Things to do with Ramps, Part 4: Make hummus. Yes, still stuck on my ramps (ransoms, Bärlauch) kick and here is a quick and simple recipe that pulls out some of the suble garlicy flavor of the ramps. The grilled lemons add both acidity and sweetness. Comes together in 2-30 minutes and is a great addition to the usual pia chips or veggies. Note: I grilled the whole ramps but then only used the bulbs in the hummus, eating the greens on the side. You can use the whole ramps (bulbs and greens) in the hummus, but when I made it like that the first time, I thought that the greens actually made the hummus too green.
Ingredients
4 tablespoons olive oil, divided
2 large lemons, cut in half
8-10 ramps, bulbs and greens
1 can chickpeas, drained
1/3 cup tahini
1 1/2 tablespoons kosher salt
1/2 teaspoon Aleppo chili flakes
Directions
Clean ramps thoroughly and remove root, keeping as much of the bulb as you can. In a work bowl, toss the ramps with a tablespoon of olive oil. Heat your grill to moderately hot. Note that you can do this on an actual outdoor grill, but you will need a veggie grilling basket as the ramps will fall through, or you can do like I did and use a grill pan on the stove. Grill the ramps until the greens wilt and the bulb ends get a little color. Remove to a cutting board, sprinkle with a smidge of salt and allow to cool. Place the lemons, cut side down on the grill as well and sear for a few minutes to caramelize the juices. They are done when a little soft and have some nice char marks. Also let cool.
Separate the greens from the bulbs of the ramps.

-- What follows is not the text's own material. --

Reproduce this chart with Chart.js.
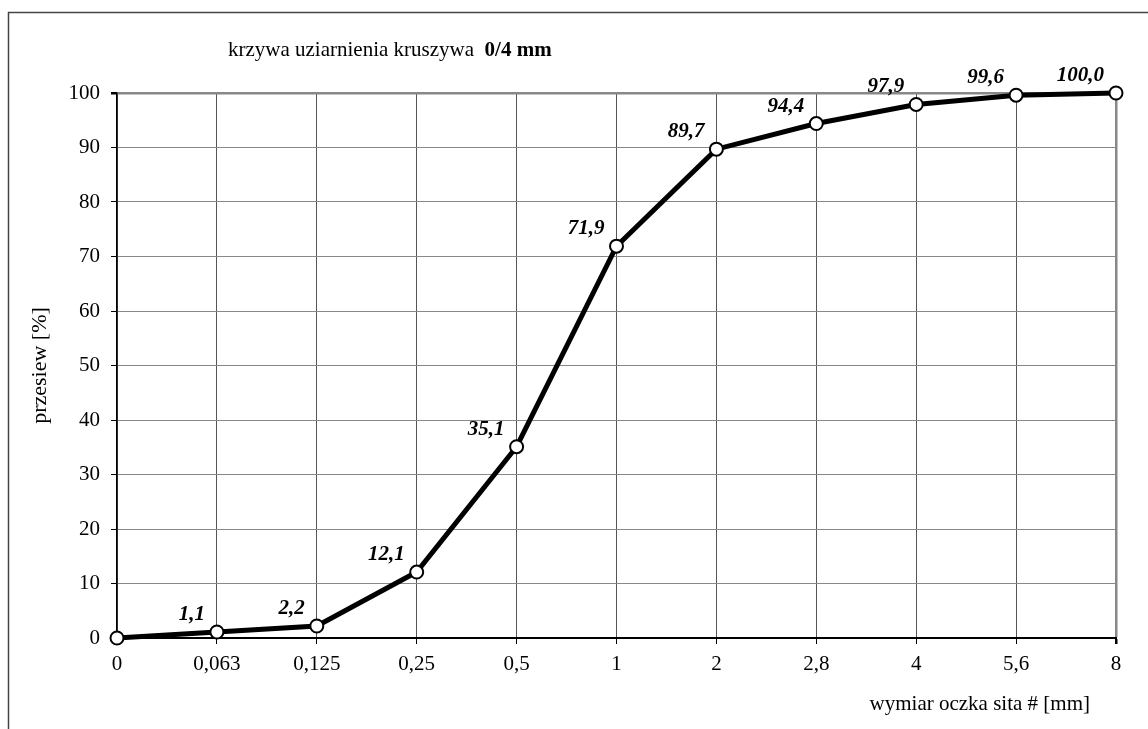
<!DOCTYPE html>
<html>
<head>
<meta charset="utf-8">
<script src="https://cdn.jsdelivr.net/npm/chart.js@4.4.0/dist/chart.umd.min.js"></script>
<style>
  html, body { margin: 0; padding: 0; background: #fff; }
  #wrap { width: 1148px; height: 729px; position: relative; }
</style>
</head>
<body>
<div id="wrap"><canvas id="myChart" width="1148" height="729"></canvas></div>
<script>
// dane z wykresu
const sieveLabels = ['0', '0,063', '0,125', '0,25', '0,5', '1', '2', '2,8', '4', '5,6', '8'];
const passing = [0, 1.1, 2.2, 12.1, 35.1, 71.9, 89.7, 94.4, 97.9, 99.6, 100.0];
const yTicks = [0, 10, 20, 30, 40, 50, 60, 70, 80, 90, 100];

const titleText = 'krzywa uziarnienia kruszywa';
const titleBold = '0/4 mm';
const yTitle = 'przesiew [%]';
const xTitle = 'wymiar oczka sita # [mm]';

const serif = '"Liberation Serif", "Times New Roman", serif';

function fmt(v) {
  return v.toFixed(1).replace('.', ',');
}

// ramka, tytul, opisy osi i etykiety punktow
const extras = {
  id: 'extras',
  beforeDraw(chart) {
    const ctx = chart.ctx;
    ctx.save();
    ctx.strokeStyle = '#444';
    ctx.lineWidth = 1.5;
    ctx.strokeRect(8.5, 12.5, 1200, 800);
    ctx.restore();
  },
  afterDatasetsDraw(chart) {
    const ctx = chart.ctx;
    const area = chart.chartArea;
    ctx.save();
    ctx.fillStyle = '#000';
    // tytul
    ctx.textBaseline = 'alphabetic';
    ctx.textAlign = 'left';
    ctx.font = '21px ' + serif;
    ctx.fillText(titleText, 228, 56);
    let w = ctx.measureText(titleText + '  ').width;
    ctx.font = 'bold 21px ' + serif;
    ctx.fillText(titleBold, 228 + w, 56);
    // opis osi x
    ctx.font = '21px ' + serif;
    ctx.textAlign = 'right';
    ctx.fillText(xTitle, 1090, 710);
    // opis osi y
    ctx.font = '22px ' + serif;
    ctx.translate(40, (area.top + area.bottom) / 2);
    ctx.rotate(-Math.PI / 2);
    ctx.textAlign = 'center';
    ctx.textBaseline = 'middle';
    ctx.fillText(yTitle, 0, 0);
    ctx.restore();

    // etykiety wartosci
    const meta = chart.getDatasetMeta(0);
    ctx.save();
    ctx.font = 'italic bold 21px ' + serif;
    ctx.fillStyle = '#000';
    ctx.textAlign = 'right';
    ctx.textBaseline = 'alphabetic';
    meta.data.forEach((pt, i) => {
      if (passing[i] === 0) return;
      ctx.fillText(fmt(passing[i]), pt.x - 12, pt.y - 12);
    });
    ctx.restore();
  }
};

const ctx = document.getElementById('myChart').getContext('2d');
const myChart = new Chart(ctx, {
  type: 'line',
  data: {
    labels: sieveLabels,
    datasets: [{
      data: passing,
      borderColor: '#000',
      borderWidth: 5,
      pointRadius: 6.5,
      pointBorderWidth: 2,
      pointBackgroundColor: '#fff',
      pointBorderColor: '#000',
      tension: 0,
      clip: false
    }]
  },
  options: {
    responsive: false,
    animation: false,
    events: [],
    layout: { padding: { left: 0, top: 93, right: 32, bottom: 0 } },
    plugins: {
      legend: { display: false },
      tooltip: { enabled: false }
    },
    scales: {
      x: {
        type: 'category',
        offset: false,
        grid: {
          color: (c) => c.index === sieveLabels.length - 1 ? '#888' : '#555',
          lineWidth: (c) => c.index === sieveLabels.length - 1 ? 2.5 : 1,
          tickColor: '#000',
          tickLength: 6
        },
        border: { color: '#000', width: 2 },
        ticks: {
          color: '#000',
          font: { family: serif, size: 21 },
          padding: 8,
          maxRotation: 0,
          autoSkip: false
        },
        afterFit(scale) { scale.height = 91; }
      },
      y: {
        min: 0,
        max: 100,
        afterBuildTicks(scale) {
          scale.ticks = yTicks.map(v => ({ value: v }));
        },
        grid: {
          color: '#888',
          lineWidth: (c) => c.tick && c.tick.value === 100 ? 2.5 : 1,
          tickColor: '#000',
          tickLength: 6
        },
        border: { color: '#000', width: 1.5 },
        ticks: {
          color: '#000',
          font: { family: serif, size: 21 },
          padding: 11
        },
        afterFit(scale) { scale.width = 117; }
      }
    }
  },
  plugins: [extras]
});
</script>
</body>
</html>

You can actually use all of the greens and bulbs in the hummus, but I think that the color of the final product is off-putting, so only use the bulbs and part of the greens, reserving the remainder to eat along side the hummus.
Place chickpeas, grilled ramp bulbs and tahini in a food processor and process until you have a coarse mixture. Juice and add the lemon juice to the mixture process until smooth. Season with salt and chili flakes. If it looks a little dry, add a little more water and blend again. Taste and re-season as necessary.
To serve, simply place in a bowl, drizzle with remaining olive oil, a few more chili flakes and the grilled ramp greens. Serve with pita or veggies.